For a day, for an hour, for a moment. Mine. I never knew what to ask. Now seven years past. Even knowing the question would come, I had no proper answer. Best I could ask: to serve.
Today, no longer in service. No longer a part of each other, except for that part of each of our souls that could no more be returned or destroyed than the starlight from heaven could dim and disappear.
He could. He could call down the starlight from above and use it to fill me with power. His touch, just a glance in my direction. Power, joy, energy. Light. Life.
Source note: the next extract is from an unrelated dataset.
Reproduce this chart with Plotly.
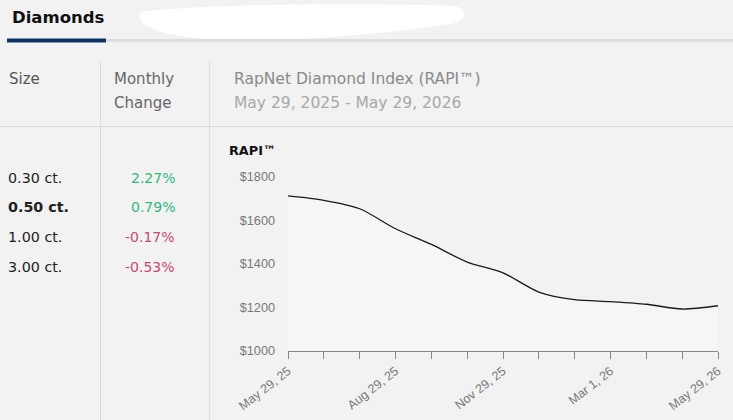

It took heartbreak and despair to recognize the power. Oh, I had clues, I talked about worship and almost grasped the concept when I spoke with him about it. So very long ago. It got lost, that hint of truth, in everyday blurrings. Lywynysywyaaf. He brought me worship, filled me with it, and I lost sight of what it was.
I recognized it in church. Breathless, dizzy, having given up the ability to control, hanging on and listening, singing, but mostly - recognizing the power that was filling me and thankful to have found it again. I can touch it when I'm praying, when I'm reading, when I'm eating, swimming, working, dancing, singing, listening, sleeping. Just there to touch. God. Living within.
So today is my day, and I choose. I have goals, but I have no worry about completing them. Writing seems to draw me first, so I start there.
I'm deliberately ignoring my diet, no matter that I finally lost the water weight I regained last Sunday during Renfest. Leftover butter cream frosting; oatmeal raisin cookies. More caffeine than is healthy for me. This, after eating a satisfying omelet filled with all manner of good for me chewables.
I started the day with church, recharging, filling, listening. Open to His voice. Filled with thankfulness for His love. Happy.
I set aside this day to be sad, but I can't find the sad. Don't miss it. I shall burn candles, I shall browse pictures, I shall pick out words to remember and journal here. I shall put away those things important to save and remember. I shall write of what I want to share, create a gallery to keep the images I want to remember and share. I shall create beauty, I may even cry a little bit around the edges.
And, I will be with family or be alone. I will write for me alone and to share with others.
I shall recognize the passing of the years.